A city that comes to life after dusk lacking transportation services at night will only lead to the detriment of a city. There are no major changes being initiated to combat the nightly journeys across Galway city while the Christmas Market is starting earlier and lasting longer with each following year. So why can’t buses do the same?
Returning home from a night out would be exponentially easier and more cost effective for everyone if buses ran past midnight. The majority of journeys back home are made by taxi or the long trudge back home in the dark. The plan for trams in Galway has been cancelled and there are no transportation services available after midnight in Galway that isn’t the taxi; so how are students supposed to navigate the city after the lights are out?
On top of that, a large number of students work night or weekend jobs, where buses don’t operate late at night and they are relegated to hollering for a taxi. Park and stride, as well as walking, are both ample options, but a third option wouldn’t hurt the city. This isn’t about students enjoying their nights by drinking away, but to the people of Galway as whole, who live their lives at night as opposed to the day.

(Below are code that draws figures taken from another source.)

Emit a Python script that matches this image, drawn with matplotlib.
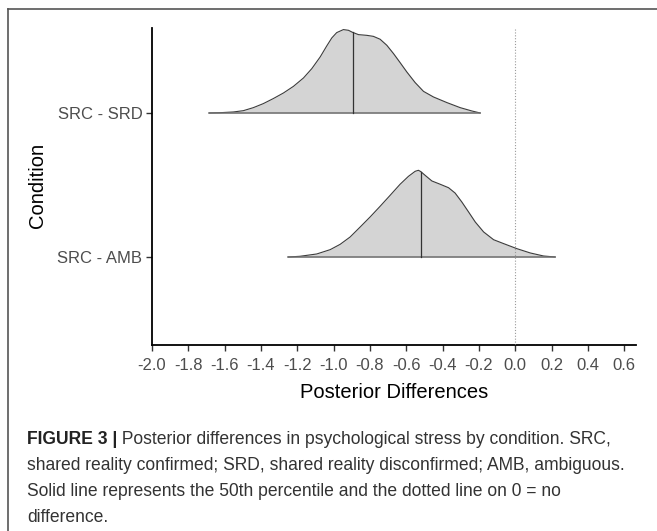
import matplotlib
matplotlib.use('Agg')
import matplotlib.pyplot as plt
import numpy as np
from matplotlib.lines import Line2D

plt.rcParams['font.family'] = ['Liberation Sans', 'DejaVu Sans']

# ---------------- data ----------------
categories = ['SRC - AMB', 'SRC - SRD']

srd_x = [-1.684, -1.625, -1.552, -1.497, -1.442, -1.387, -1.332, -1.276, -1.221, -1.166,
         -1.120, -1.074, -1.038, -1.010, -0.983, -0.946, -0.918, -0.896, -0.863, -0.817,
         -0.781, -0.744, -0.707, -0.670, -0.634, -0.597, -0.551, -0.505, -0.450, -0.376,
         -0.303, -0.239, -0.193]
srd_density = [0.000, 0.002, 0.007, 0.016, 0.037, 0.065, 0.100, 0.139, 0.185, 0.243,
               0.308, 0.389, 0.465, 0.521, 0.558, 0.579, 0.574, 0.560, 0.544, 0.539,
               0.532, 0.512, 0.470, 0.412, 0.350, 0.285, 0.211, 0.150, 0.111, 0.072,
               0.037, 0.014, 0.000]
srd_median = -0.896

amb_x = [-1.249, -1.185, -1.093, -1.019, -0.964, -0.909, -0.854, -0.799, -0.744, -0.689,
         -0.634, -0.588, -0.551, -0.533, -0.520, -0.496, -0.459, -0.413, -0.367, -0.331,
         -0.294, -0.257, -0.220, -0.174, -0.119, -0.064, 0.009, 0.083, 0.156, 0.220]
amb_density = [0.000, 0.005, 0.021, 0.051, 0.088, 0.139, 0.208, 0.278, 0.352, 0.428,
               0.505, 0.560, 0.595, 0.602, 0.593, 0.567, 0.528, 0.505, 0.481, 0.444,
               0.382, 0.313, 0.243, 0.174, 0.120, 0.093, 0.058, 0.028, 0.007, 0.000]
amb_median = -0.520

x_ticks = [-2.0, -1.8, -1.6, -1.4, -1.2, -1.0, -0.8, -0.6, -0.4, -0.2, 0.0, 0.2, 0.4, 0.6]
x_tick_labels = ['-2.0', '-1.8', '-1.6', '-1.4', '-1.2', '-1.0', '-0.8', '-0.6', '-0.4',
                 '-0.2', '0.0', '0.2', '0.4', '0.6']

caption_bold = 'FIGURE 3 |'
caption_lines = [
    ' Posterior differences in psychological stress by condition. SRC,',
    'shared reality confirmed; SRD, shared reality disconfirmed; AMB, ambiguous.',
    'Solid line represents the 50th percentile and the dotted line on 0 = no',
    'difference.',
]

# ---------------- figure ----------------
W, H = 657, 531
fig = plt.figure(figsize=(W / 100, H / 100), dpi=100)
fig.patch.set_facecolor('white')

ax = fig.add_axes([152 / W, 1 - 345 / H, (636 - 152) / W, (345 - 28) / H])

ridges = [(1, amb_x, amb_density, amb_median), (2, srd_x, srd_density, srd_median)]
for pos, xs, ds, med in ridges:
    xs = np.asarray(xs)
    ds = np.asarray(ds)
    ax.fill_between(xs, pos, pos + ds, color='#D4D4D4', lw=0, zorder=2)
    ax.plot(xs, pos + ds, color='#3c3c3c', lw=0.8, zorder=3)
    ax.plot([xs[0], xs[-1]], [pos, pos], color='#6e6e6e', lw=1.1, zorder=3)
    ax.plot([med, med], [pos, pos + np.interp(med, xs, ds)], color='#333333',
            lw=0.9, zorder=4)

ax.axvline(0.0, color='#9a9a9a', ls=(0, (1, 1.6)), lw=0.8, zorder=5)

ax.set_xlim(-2.0, 0.665)
ax.set_ylim(0.389, 2.59)
ax.set_xticks(x_ticks)
ax.set_xticklabels(x_tick_labels)
ax.set_yticks([1, 2])
ax.set_yticklabels(categories)

for s in ['top', 'right']:
    ax.spines[s].set_visible(False)
for s in ['left', 'bottom']:
    ax.spines[s].set_color('black')
    ax.spines[s].set_linewidth(1.3)

ax.tick_params(axis='both', length=4, width=1.0, color='#333333',
               labelsize=12, labelcolor='#4D4D4D')
ax.tick_params(axis='x', pad=5)
ax.tick_params(axis='y', pad=3)

fig.text(37 / W, 1 - 185 / H, 'Condition', rotation=90, fontsize=14.5,
         ha='center', va='center', color='black')
fig.text(394 / W, 1 - 392 / H, 'Posterior Differences', fontsize=14.5,
         ha='center', va='center', color='black')

# frame lines (top and left)
fig.add_artist(Line2D([8 / W, 1.0], [1 - 9 / H, 1 - 9 / H], transform=fig.transFigure,
                      color='#555555', lw=1.2))
fig.add_artist(Line2D([8 / W, 8 / W], [0.0, 1 - 9 / H], transform=fig.transFigure,
                      color='#555555', lw=1.2))

# caption
cap_size = 12.65
line_y = [438, 464, 489, 515]
renderer = fig.canvas.get_renderer()
tb = fig.text(27 / W, 1 - line_y[0] / H, caption_bold, fontsize=cap_size,
              fontweight='bold', color='#222222', ha='left', va='center_baseline')
bb = tb.get_window_extent(renderer=renderer)
fig.text(bb.x1 / W, 1 - line_y[0] / H, caption_lines[0], fontsize=cap_size,
         color='#333333', ha='left', va='center_baseline')
for y, t in zip(line_y[1:], caption_lines[1:]):
    fig.text(27 / W, 1 - y / H, t, fontsize=cap_size, color='#333333',
             ha='left', va='center_baseline')

fig.savefig('out.png', dpi=100, facecolor='white')
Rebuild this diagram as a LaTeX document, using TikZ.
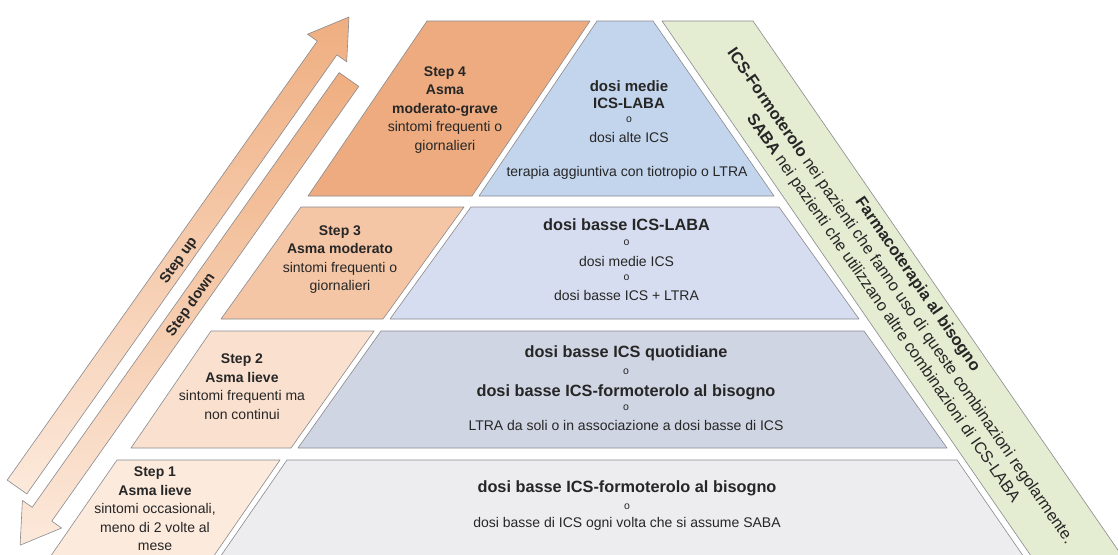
\documentclass[tikz,border=0pt]{standalone}
\usepackage{fontspec}
\setmainfont{Liberation Sans}
\definecolor{o4}{HTML}{EDAB7F}
\definecolor{o3}{HTML}{F4C6A6}
\definecolor{o2}{HTML}{FAE1CF}
\definecolor{o1}{HTML}{FCEADD}
\definecolor{b4}{HTML}{C3D5EC}
\definecolor{b3}{HTML}{D7DDF0}
\definecolor{b2}{HTML}{D0D5E3}
\definecolor{b1}{HTML}{EDEDEF}
\definecolor{gband}{HTML}{E4ECD2}
\definecolor{edge}{HTML}{8A8A8E}
\definecolor{txt}{HTML}{262626}
\definecolor{arrtop}{HTML}{EFAE80}
\definecolor{arrbot}{HTML}{FCE9DB}
\begin{document}
\begin{tikzpicture}[x=1pt,y=-1pt,
  blk/.style={draw=edge,line width=0.6pt,line join=round},
  lbl/.style={inner sep=0pt,text=txt,align=center},
  fb/.style={font=\bfseries\fontsize{16.3}{20}\selectfont},
  fb4/.style={font=\bfseries\fontsize{15}{18}\selectfont},
  fr/.style={font=\fontsize{14}{18}\selectfont},
  fo/.style={font=\fontsize{10.5}{12}\selectfont},
  fs/.style={font=\fontsize{14}{18.5}\selectfont},
  fband/.style={font=\fontsize{16.3}{21}\selectfont},
  farr/.style={font=\bfseries\fontsize{14.5}{16}\selectfont},
]
\useasboundingbox (0,0) rectangle (1118,554);
\clip (0,0) rectangle (1118,554);
\fill[white] (0,0) rectangle (1118,554);

% arrows
\path[blk,top color=arrtop,bottom color=arrbot]
  (7.2,480.1) -- (317.3,41.1) -- (307.5,34.2) -- (349,17) -- (346.7,61.8) -- (336.9,54.9) -- (26.8,493.9) -- cycle;
\path[blk,top color=arrtop,bottom color=arrbot]
  (339.2,72.6) -- (32.2,507.3) -- (22.4,500.4) -- (20.1,545.2) -- (61.6,528.0) -- (51.8,521.1) -- (358.8,86.4) -- cycle;
\node[lbl,farr,rotate=54.8] (up) at (179,261) {Step up};
\node[lbl,farr,rotate=54.8] (down) at (191,305) {Step down};

% step boxes (orange)
\path[blk,fill=o4] (427,21) -- (590,21) -- (472,196) -- (308,196) -- cycle;
\path[blk,fill=o3] (301,207) -- (464,207) -- (383,319) -- (221,319) -- cycle;
\path[blk,fill=o2] (211,331) -- (374,331) -- (291,448) -- (131,448) -- cycle;
\path[blk,fill=o1] (117,460) -- (280,460) -- (211,560) -- (48,560) -- cycle;

% pyramid rows
\path[blk,fill=b4] (597,21) -- (653,21) -- (774,196) -- (479,196) -- cycle;
\path[blk,fill=b3] (471,207) -- (779,207) -- (859,319) -- (390,319) -- cycle;
\path[blk,fill=b2] (381,331) -- (864,331) -- (947,448) -- (298,448) -- cycle;
\path[blk,fill=b1] (287,460) -- (957,460) -- (1026,560) -- (218,560) -- cycle;

% green band
\path[blk,fill=gband] (662,21) -- (753,21) -- (1140,582) -- (1049,582) -- cycle;

% step texts
\node[lbl,fs] (s4) at (445,110) {\textbf{Step 4}\\\textbf{Asma}\\\textbf{moderato-grave}\\sintomi frequenti o\\giornalieri};
\node[lbl,fs] (s3) at (340,259.5) {\textbf{Step 3}\\\textbf{Asma moderato}\\sintomi frequenti o\\giornalieri};
\node[lbl,fs] (s2) at (242,386.5) {\textbf{Step 2}\\\textbf{Asma lieve}\\sintomi frequenti ma\\non continui};
\node[lbl,fs] (s1) at (155,509) {\textbf{Step 1}\\\textbf{Asma lieve}\\sintomi occasionali,\\meno di 2 volte al\\mese};

% row 4
\node[lbl,fb4] (r4a) at (629,86) {dosi medie};
\node[lbl,fb4] (r4b) at (629,103) {ICS-LABA};
\node[lbl,fo] (r4c) at (629,120) {o};
\node[lbl,fr] (r4d) at (629,137) {dosi alte ICS};
\node[lbl,fr] (r4e) at (627,173) {terapia aggiuntiva con tiotropio o LTRA};

% row 3
\node[lbl,fb] (r3a) at (626.5,225) {dosi basse ICS-LABA};
\node[lbl,fo] (r3b) at (626.5,243) {o};
\node[lbl,fr] (r3c) at (626.5,261) {dosi medie ICS};
\node[lbl,fo] (r3d) at (626.5,278) {o};
\node[lbl,fr] (r3e) at (626.5,295) {dosi basse ICS + LTRA};

% row 2
\node[lbl,fb] (r2a) at (626,353) {dosi basse ICS quotidiane};
\node[lbl,fo] (r2b) at (626,372) {o};
\node[lbl,fb] (r2c) at (626,392) {dosi basse ICS-formoterolo al bisogno};
\node[lbl,fo] (r2d) at (626,408) {o};
\node[lbl,fr] (r2e) at (626,425) {LTRA da soli o in associazione a dosi basse di ICS};

% row 1
\node[lbl,fb] (r1a) at (627,488) {dosi basse ICS-formoterolo al bisogno};
\node[lbl,fo] (r1b) at (627,507) {o};
\node[lbl,fr] (r1c) at (627,524) {dosi basse di ICS ogni volta che si assume SABA};

% band text
\node[lbl,fband,rotate=-55.4] (band) at (900,296.5)
  {\textbf{Farmacoterapia al bisogno}\\\textbf{ICS-Formoterolo} nei pazienti che fanno uso di queste combinazioni regolarmente.\\\textbf{SABA} nei pazienti che utilizzano altre combinazioni di ICS-LABA};
\end{tikzpicture}
\end{document}
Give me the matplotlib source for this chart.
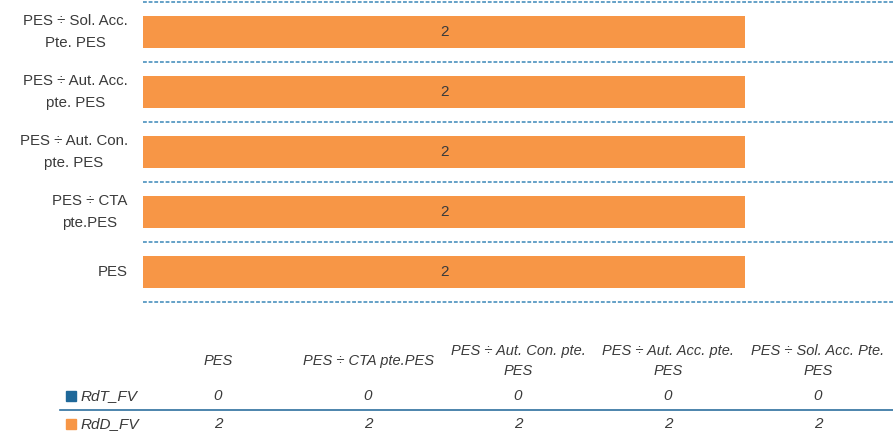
import matplotlib.pyplot as plt

# Data
categories = ["PES", "PES ÷ CTA\npte.PES", "PES ÷ Aut. Con.\npte. PES",
              "PES ÷ Aut. Acc.\npte. PES", "PES ÷ Sol. Acc.\nPte. PES"]
table_headers = ["PES", "PES ÷ CTA pte.PES", "PES ÷ Aut. Con. pte.\nPES",
                 "PES ÷ Aut. Acc. pte.\nPES", "PES ÷ Sol. Acc. Pte.\nPES"]
rdt_fv = [0, 0, 0, 0, 0]
rdd_fv = [2, 2, 2, 2, 2]
series_names = ["RdT_FV", "RdD_FV"]

blue = "#1f6899"
orange = "#f79646"
text_col = "#3a3a3a"

plt.rcParams['font.family'] = ['Liberation Sans', 'DejaVu Sans']

W, H = 893, 433
fig = plt.figure(figsize=(W / 100, H / 100), dpi=100)

left = 143 / W
ax = fig.add_axes([left, 1 - 302 / H, 1 - left, 300 / H])

ypos = range(len(categories))
ax.barh(ypos, rdt_fv, height=0.52, color=blue)
bars = ax.barh(ypos, rdd_fv, left=rdt_fv, height=0.52, color=orange)
for rect, v, l in zip(bars, rdd_fv, rdt_fv):
    ax.text(l + v / 2, rect.get_y() + rect.get_height() / 2, str(v),
            ha='center', va='center', fontsize=11, color=text_col)

ax.set_xlim(0, 2.49)
ax.set_ylim(-0.5, len(categories) - 0.5)
for b in [i - 0.5 for i in range(len(categories) + 1)]:
    ax.axhline(b, color="#3b87b8", linestyle=(0, (2.5, 1.2)), linewidth=1.1,
               clip_on=False)
for s in ax.spines.values():
    s.set_visible(False)
ax.set_xticks([])
ax.set_yticks(list(ypos))
ax.set_yticklabels(categories, fontsize=10.8, color=text_col,
                   multialignment='center', linespacing=1.7, va='center')
ax.tick_params(axis='y', length=0, pad=11)

# Data table below the chart
col_w = (1 - left) / len(table_headers)
for i, h in enumerate(table_headers):
    x = left + col_w * (i + 0.5)
    fig.text(x, 1 - 361 / H, h, ha='center', va='center', fontsize=10.5,
             style='italic', color=text_col, multialignment='center',
             linespacing=1.5)
    fig.text(x, 1 - 396 / H, str(rdt_fv[i]), ha='center', va='center',
             fontsize=11, style='italic', color=text_col)
    fig.text(x, 1 - 424 / H, str(rdd_fv[i]), ha='center', va='center',
             fontsize=11, style='italic', color=text_col)

for name, col, yy in zip(series_names, [blue, orange], [396, 424]):
    fig.patches.append(plt.Rectangle((66 / W, 1 - (yy + 5) / H), 10 / W, 10 / H,
                                     transform=fig.transFigure, color=col))
    fig.text(81 / W, 1 - yy / H, name, ha='left', va='center', fontsize=11,
             style='italic', color=text_col)

fig.add_artist(plt.Line2D([60 / W, 1], [1 - 410 / H, 1 - 410 / H],
                          color="#2e6f9e", linewidth=1.2,
                          transform=fig.transFigure))

fig.savefig("out.png", dpi=100)
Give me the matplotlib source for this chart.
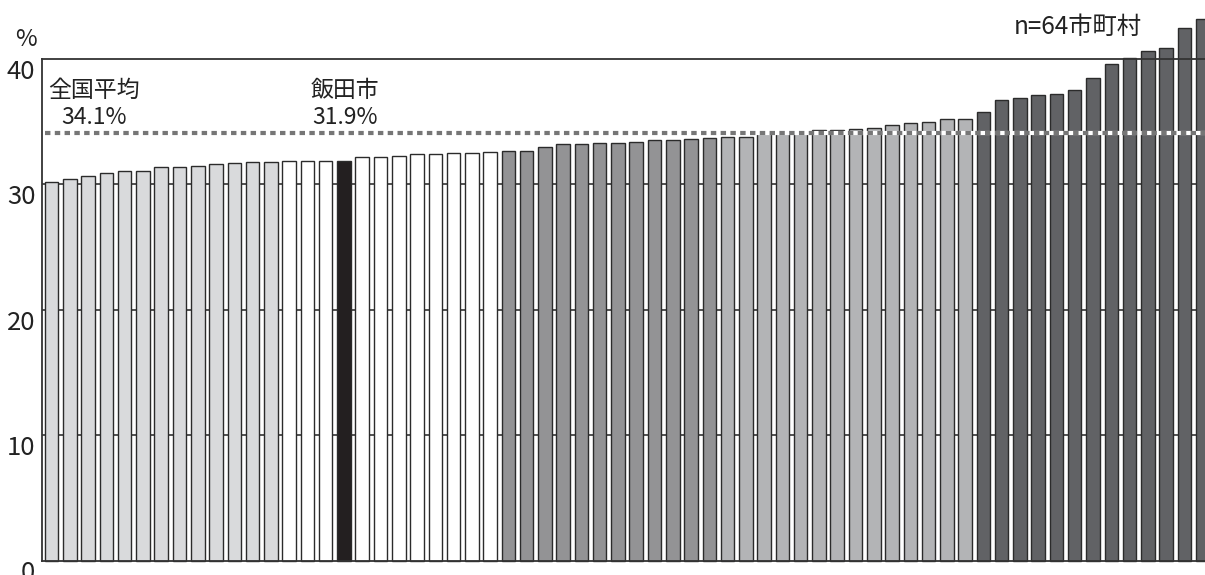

As the world tries to reduce carbon emissions, the overreliance of taxis post-midnight isn’t reducing the carbon emissions by any means. Taxis are reliable and everywhere, but those benefits are also why the rest of Ireland needs more nightly services. By reducing the reliance of taxis, carbon emissions would also reduce significantly.
Meanwhile, walking can only build your muscles up so much before frustration and exhaustion kicks in. Finding ways to ease citizen transportations at night would assist in growing Ireland, especially Galway, into a more pleasant city to reside in.
Dublin being the first to try out new ideas before the rest of Ireland gets to is unsurprising, but similarly to contactless payment that is being tested out in Dublin in May of this year, the rest of Ireland needs to acquire this commonplace technology that is existent in the majority of Europe. It is even more important that a city like Galway, which thrives off of students and their wacky nights, that buses run much later than they currently do.
The contactless payment option that has begun in Dublin is something that is taken for granted in every other major city in Europe, so why is Ireland struggling to keep up? Compared to Dublin, it would be easier to begin an initiative of midnight buses in Galway as opposed to Dublin, given its size and the routes that the buses have to take.
There needs to be more focus and less restrictions on upgrading the bus services of the rest of Ireland, not just Dublin. Cities that thrive off of students, like Galway, need these kinds of improvements in services urgently if the city hopes to retain as much of its student population as possible in the future.